# [Stated problem]
Starting at the first line of the entries below, restate each line exactly until you reach the line with "(4.4pt,316pt) -- (571.5pt,316pt);", and print that one too. Leave the pictures out and stop there.

(Source code of charts)
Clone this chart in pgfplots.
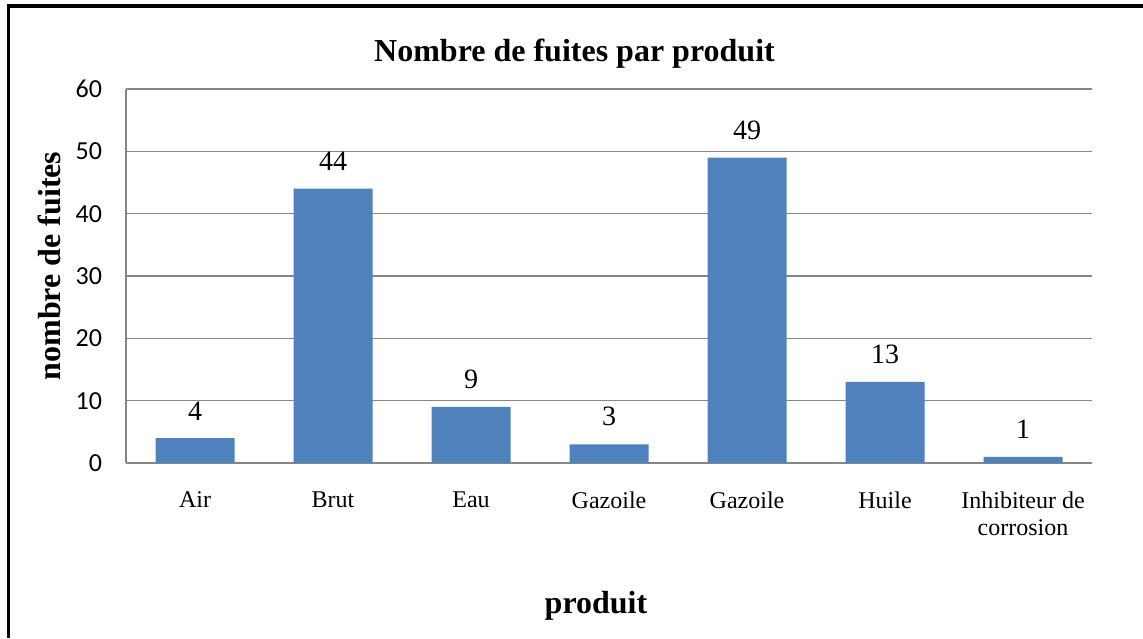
\documentclass[border=0pt]{standalone}
\usepackage{pgfplots}
\pgfplotsset{compat=1.18}
\usepackage{fontspec}
\setmainfont{Liberation Serif}
\newfontfamily\carlito{Carlito}

\definecolor{barblue}{HTML}{4F81BD}
\definecolor{gridgray}{HTML}{868686}

\begin{document}
\begin{tikzpicture}
% page frame (1px = 0.5pt)
\path[use as bounding box] (0,0) rectangle (571.5pt,319pt);
\draw[line width=1.6pt] (4.4pt,0) -- (4.4pt,316pt) -- (571.5pt,316pt);

\begin{axis}[
    at={(63pt,87.5pt)}, anchor=south west,
    scale only axis,
    width=483pt, height=187pt,
    xmin=-0.5, xmax=6.5,
    ymin=0, ymax=60,
    ytick={0,10,20,30,40,50,60},
    xtick=data,
    xticklabels={Air,Brut,Eau,Gazoile,Gazoile,Huile,{Inhibiteur de\\corrosion}},
    axis x line*=bottom,
    axis y line*=left,
    axis line style={gridgray, line width=0.7pt, -},
    ymajorgrids=true,
    grid style={gridgray, line width=0.6pt},
    major tick length=0pt,
    /pgf/number format/assume math mode=true,
    yticklabel style={font=\carlito\fontsize{13}{15}\selectfont, xshift=-8.5pt},
    xticklabel style={font=\fontsize{12}{13.5}\selectfont, align=center, anchor=north, yshift=-11pt},
    ybar,
    bar width=39.5pt,
    nodes near coords,
    nodes near coords style={font=\fontsize{14}{16}\selectfont, yshift=5.5pt},
]
\addplot[fill=barblue, draw=none] coordinates {
    (0,4) (1,44) (2,9) (3,3) (4,49) (5,13) (6,1)
};
\end{axis}

\node[font=\bfseries\fontsize{16}{18}\selectfont, anchor=base] at (287.25pt,288pt) {Nombre de fuites par produit};
\node[font=\bfseries\fontsize{16}{18}\selectfont, anchor=base, rotate=90] at (30pt,186pt) {nombre de fuites};
\node[font=\bfseries\fontsize{16}{18}\selectfont, anchor=base] at (298pt,12.5pt) {produit};
\end{tikzpicture}
\end{document}
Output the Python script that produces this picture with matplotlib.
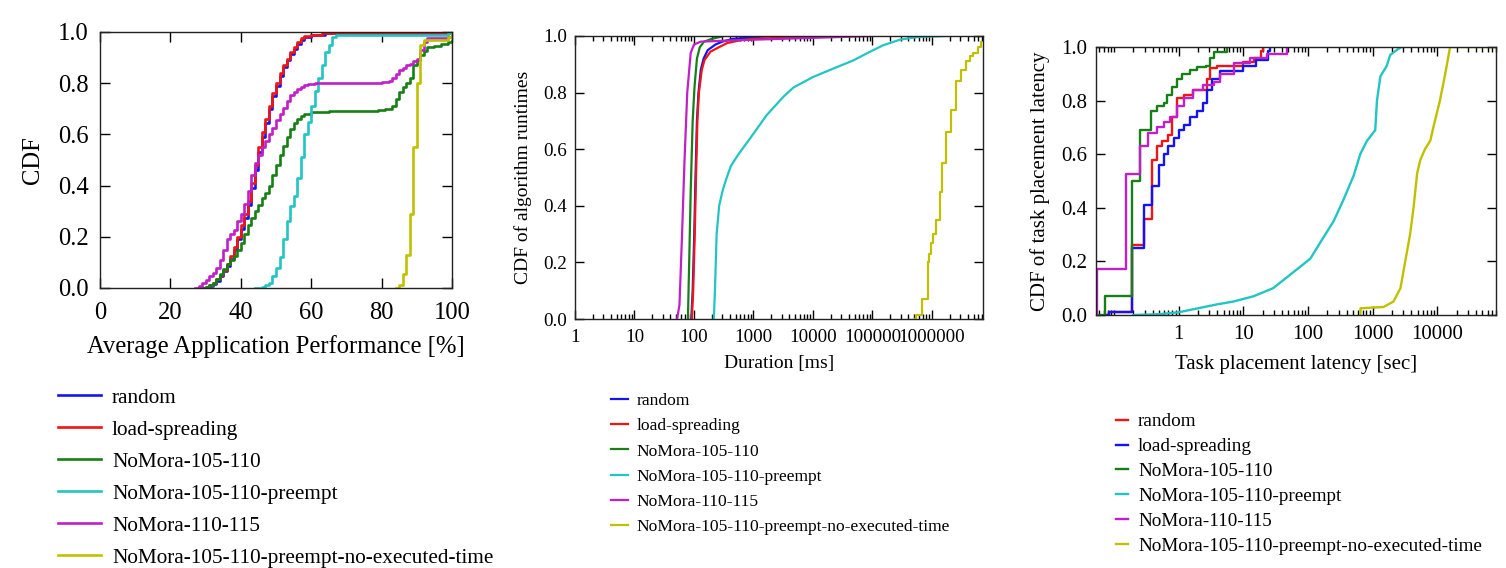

# [The response]
Clone this chart in pgfplots.
\documentclass[border=0pt]{standalone}
\usepackage{pgfplots}
\pgfplotsset{compat=1.18}
\usepackage{fontspec}
\setmainfont{Liberation Serif}
\newfontfamily\carlito{Carlito}

\definecolor{barblue}{HTML}{4F81BD}
\definecolor{gridgray}{HTML}{868686}

\begin{document}
\begin{tikzpicture}
% page frame (1px = 0.5pt)
\path[use as bounding box] (0,0) rectangle (571.5pt,319pt);
\draw[line width=1.6pt] (4.4pt,0) -- (4.4pt,316pt) -- (571.5pt,316pt);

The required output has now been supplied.